▸ **GOAL**
Print every entry, word for word, and skip the images.

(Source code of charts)
· · · · ·
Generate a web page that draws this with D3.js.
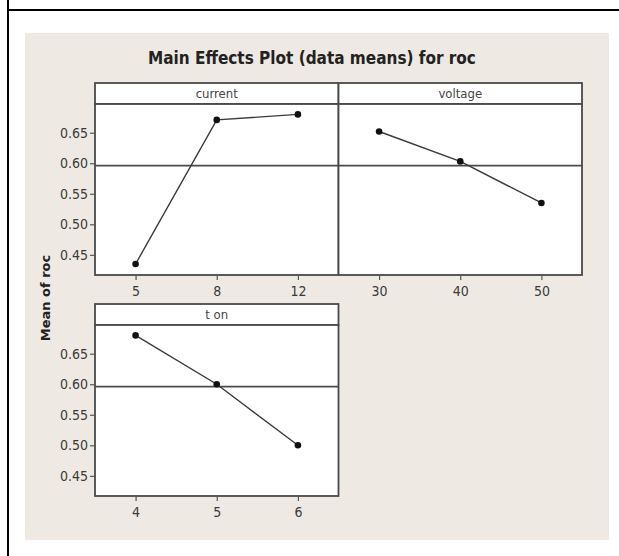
<!DOCTYPE html>
<html>
<head>
<meta charset="utf-8">
<script src="https://d3js.org/d3.v7.min.js"></script>
<style>
  body { margin: 0; background: #fff; }
  .tick text { font-family: "DejaVu Sans Condensed", sans-serif; font-size: 14px; fill: #3a3a3a; }
  .tick line { stroke: #555; stroke-width: 1.2; }
</style>
</head>
<body>
<div id="chart"></div>
<script>
// Main effects plot, three factors
var currentLevels = ["5", "8", "12"];
var currentMeans = [0.435, 0.671, 0.680];
var voltageLevels = ["30", "40", "50"];
var voltageMeans = [0.652, 0.603, 0.535];
var tonLevels = ["4", "5", "6"];
var tonMeans = [0.680, 0.600, 0.500];
var grandMean = 0.596;
var yTicks = [0.45, 0.50, 0.55, 0.60, 0.65];

(function() {
  var width = 619, height = 556;
  var panelW = 243.5, panelH = 171, headH = 21;

  var svg = d3.select("#chart")
    .append("svg")
    .attr("width", width)
    .attr("height", height);

  // frame lines and beige page
  svg.append("rect").attr("x", 25).attr("y", 33).attr("width", 584).attr("height", 507).attr("fill", "#eeeae3");
  svg.append("line").attr("x1", 8).attr("x2", 8).attr("y1", 0).attr("y2", height).attr("stroke", "#000").attr("stroke-width", 2);
  svg.append("line").attr("x1", 8).attr("x2", width).attr("y1", 10).attr("y2", 10).attr("stroke", "#000").attr("stroke-width", 2);

  svg.append("text")
    .attr("x", 312)
    .attr("y", 64)
    .attr("text-anchor", "middle")
    .style("font-family", "'DejaVu Sans Condensed', sans-serif")
    .style("font-weight", "bold")
    .style("font-size", "17px")
    .attr("fill", "#222")
    .text("Main Effects Plot (data means) for roc");

  svg.append("text")
    .attr("transform", "translate(50,298) rotate(-90)")
    .attr("text-anchor", "middle")
    .style("font-family", "'DejaVu Sans', sans-serif")
    .style("font-weight", "bold")
    .style("font-size", "13px")
    .attr("fill", "#222")
    .text("Mean of roc");

  var yScale = d3.scaleLinear()
    .domain([0.417, 0.697])
    .range([panelH, 0]);

  var panels = [
    { name: "current", levels: currentLevels, means: currentMeans, x: 95, y: 83, yAxis: true },
    { name: "voltage", levels: voltageLevels, means: voltageMeans, x: 95 + panelW, y: 83, yAxis: false },
    { name: "t on", levels: tonLevels, means: tonMeans, x: 95, y: 304, yAxis: true }
  ];

  panels.forEach(function(p) {
    var g = svg.append("g")
      .attr("transform", "translate(" + p.x + "," + p.y + ")");

    // header strip
    g.append("rect")
      .attr("width", panelW).attr("height", headH)
      .attr("fill", "#fff").attr("stroke", "#4a4a4a").attr("stroke-width", 1.8);
    g.append("text")
      .attr("x", panelW / 2).attr("y", 15)
      .attr("text-anchor", "middle")
      .style("font-family", "'DejaVu Sans Condensed', sans-serif")
      .style("font-size", "13px")
      .attr("fill", "#444")
      .text(p.name);

    var plot = g.append("g").attr("transform", "translate(0," + headH + ")");

    plot.append("rect")
      .attr("width", panelW).attr("height", panelH)
      .attr("fill", "#fff").attr("stroke", "#4a4a4a").attr("stroke-width", 1.8);

    var xScale = d3.scalePoint()
      .domain(p.levels)
      .range([0, panelW])
      .padding(0.5);

    var xAxis = d3.axisBottom(xScale).tickSize(5).tickPadding(6);
    plot.append("g")
      .attr("transform", "translate(0," + panelH + ")")
      .call(xAxis)
      .call(function(a) { a.select(".domain").remove(); });

    if (p.yAxis) {
      var yAxis = d3.axisLeft(yScale).tickValues(yTicks).tickFormat(d3.format(".2f")).tickSize(5).tickPadding(2);
      plot.append("g")
        .call(yAxis)
        .call(function(a) { a.select(".domain").remove(); });
    }

    // grand mean reference
    plot.append("line")
      .attr("x1", 0).attr("x2", panelW)
      .attr("y1", yScale(grandMean)).attr("y2", yScale(grandMean))
      .attr("stroke", "#4a4a4a").attr("stroke-width", 1.8);

    var pts = p.levels.map(function(l, i) { return { level: l, mean: p.means[i] }; });

    var line = d3.line()
      .x(function(d) { return xScale(d.level); })
      .y(function(d) { return yScale(d.mean); });

    plot.append("path")
      .datum(pts)
      .attr("d", line)
      .attr("fill", "none")
      .attr("stroke", "#3a3a3a")
      .attr("stroke-width", 1.4);

    plot.selectAll(".dot")
      .data(pts)
      .enter().append("circle")
      .attr("class", "dot")
      .attr("cx", function(d) { return xScale(d.level); })
      .attr("cy", function(d) { return yScale(d.mean); })
      .attr("r", 3.3)
      .attr("fill", "#111");
  });
})();
</script>
</body>
</html>
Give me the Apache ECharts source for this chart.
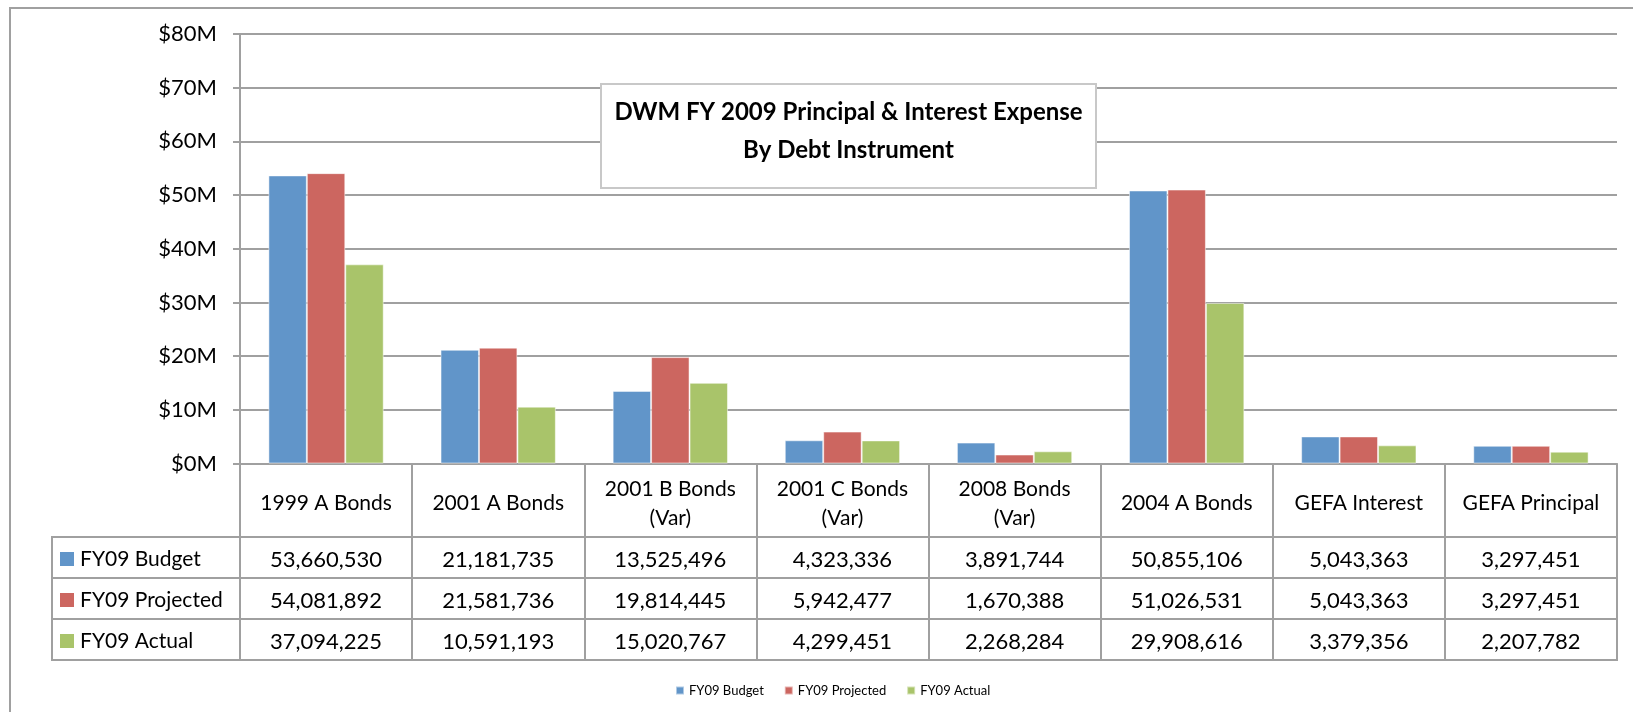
· · · · ·
▸ **EXERCISE SOLUTION**
Generate a web page that draws this with D3.js.
<!DOCTYPE html>
<html>
<head>
<meta charset="utf-8">
<script src="https://d3js.org/d3.v7.min.js"></script>
<style>
  body { margin: 0; background: #fff; }
  .tick text { font-family: "DejaVu Sans Condensed", sans-serif; font-size: 14px; fill: #3a3a3a; }
  .tick line { stroke: #555; stroke-width: 1.2; }
</style>
</head>
<body>
<div id="chart"></div>
<script>
// Main effects plot, three factors
var currentLevels = ["5", "8", "12"];
var currentMeans = [0.435, 0.671, 0.680];
var voltageLevels = ["30", "40", "50"];
var voltageMeans = [0.652, 0.603, 0.535];
var tonLevels = ["4", "5", "6"];
var tonMeans = [0.680, 0.600, 0.500];
var grandMean = 0.596;
var yTicks = [0.45, 0.50, 0.55, 0.60, 0.65];

(function() {
  var width = 619, height = 556;
  var panelW = 243.5, panelH = 171, headH = 21;

  var svg = d3.select("#chart")
    .append("svg")
    .attr("width", width)
    .attr("height", height);

  // frame lines and beige page
  svg.append("rect").attr("x", 25).attr("y", 33).attr("width", 584).attr("height", 507).attr("fill", "#eeeae3");
  svg.append("line").attr("x1", 8).attr("x2", 8).attr("y1", 0).attr("y2", height).attr("stroke", "#000").attr("stroke-width", 2);
  svg.append("line").attr("x1", 8).attr("x2", width).attr("y1", 10).attr("y2", 10).attr("stroke", "#000").attr("stroke-width", 2);

  svg.append("text")
    .attr("x", 312)
    .attr("y", 64)
    .attr("text-anchor", "middle")
    .style("font-family", "'DejaVu Sans Condensed', sans-serif")
    .style("font-weight", "bold")
    .style("font-size", "17px")
    .attr("fill", "#222")
    .text("Main Effects Plot (data means) for roc");

  svg.append("text")
    .attr("transform", "translate(50,298) rotate(-90)")
    .attr("text-anchor", "middle")
    .style("font-family", "'DejaVu Sans', sans-serif")
    .style("font-weight", "bold")
    .style("font-size", "13px")
    .attr("fill", "#222")
    .text("Mean of roc");

  var yScale = d3.scaleLinear()
    .domain([0.417, 0.697])
    .range([panelH, 0]);

  var panels = [
    { name: "current", levels: currentLevels, means: currentMeans, x: 95, y: 83, yAxis: true },
    { name: "voltage", levels: voltageLevels, means: voltageMeans, x: 95 + panelW, y: 83, yAxis: false },
    { name: "t on", levels: tonLevels, means: tonMeans, x: 95, y: 304, yAxis: true }
  ];

  panels.forEach(function(p) {
    var g = svg.append("g")
      .attr("transform", "translate(" + p.x + "," + p.y + ")");

    // header strip
    g.append("rect")
      .attr("width", panelW).attr("height", headH)
      .attr("fill", "#fff").attr("stroke", "#4a4a4a").attr("stroke-width", 1.8);
    g.append("text")
      .attr("x", panelW / 2).attr("y", 15)
      .attr("text-anchor", "middle")
      .style("font-family", "'DejaVu Sans Condensed', sans-serif")
      .style("font-size", "13px")
      .attr("fill", "#444")
      .text(p.name);

    var plot = g.append("g").attr("transform", "translate(0," + headH + ")");

    plot.append("rect")
      .attr("width", panelW).attr("height", panelH)
      .attr("fill", "#fff").attr("stroke", "#4a4a4a").attr("stroke-width", 1.8);

    var xScale = d3.scalePoint()
      .domain(p.levels)
      .range([0, panelW])
      .padding(0.5);

    var xAxis = d3.axisBottom(xScale).tickSize(5).tickPadding(6);
    plot.append("g")
      .attr("transform", "translate(0," + panelH + ")")
      .call(xAxis)
      .call(function(a) { a.select(".domain").remove(); });

    if (p.yAxis) {
      var yAxis = d3.axisLeft(yScale).tickValues(yTicks).tickFormat(d3.format(".2f")).tickSize(5).tickPadding(2);
      plot.append("g")
        .call(yAxis)
        .call(function(a) { a.select(".domain").remove(); });
    }

    // grand mean reference
    plot.append("line")
      .attr("x1", 0).attr("x2", panelW)
      .attr("y1", yScale(grandMean)).attr("y2", yScale(grandMean))
      .attr("stroke", "#4a4a4a").attr("stroke-width", 1.8);

    var pts = p.levels.map(function(l, i) { return { level: l, mean: p.means[i] }; });

    var line = d3.line()
      .x(function(d) { return xScale(d.level); })
      .y(function(d) { return yScale(d.mean); });

    plot.append("path")
      .datum(pts)
      .attr("d", line)
      .attr("fill", "none")
      .attr("stroke", "#3a3a3a")
      .attr("stroke-width", 1.4);

    plot.selectAll(".dot")
      .data(pts)
      .enter().append("circle")
      .attr("class", "dot")
      .attr("cx", function(d) { return xScale(d.level); })
      .attr("cy", function(d) { return yScale(d.mean); })
      .attr("r", 3.3)
      .attr("fill", "#111");
  });
})();
</script>
</body>
</html>
Give me the Apache ECharts source for this chart.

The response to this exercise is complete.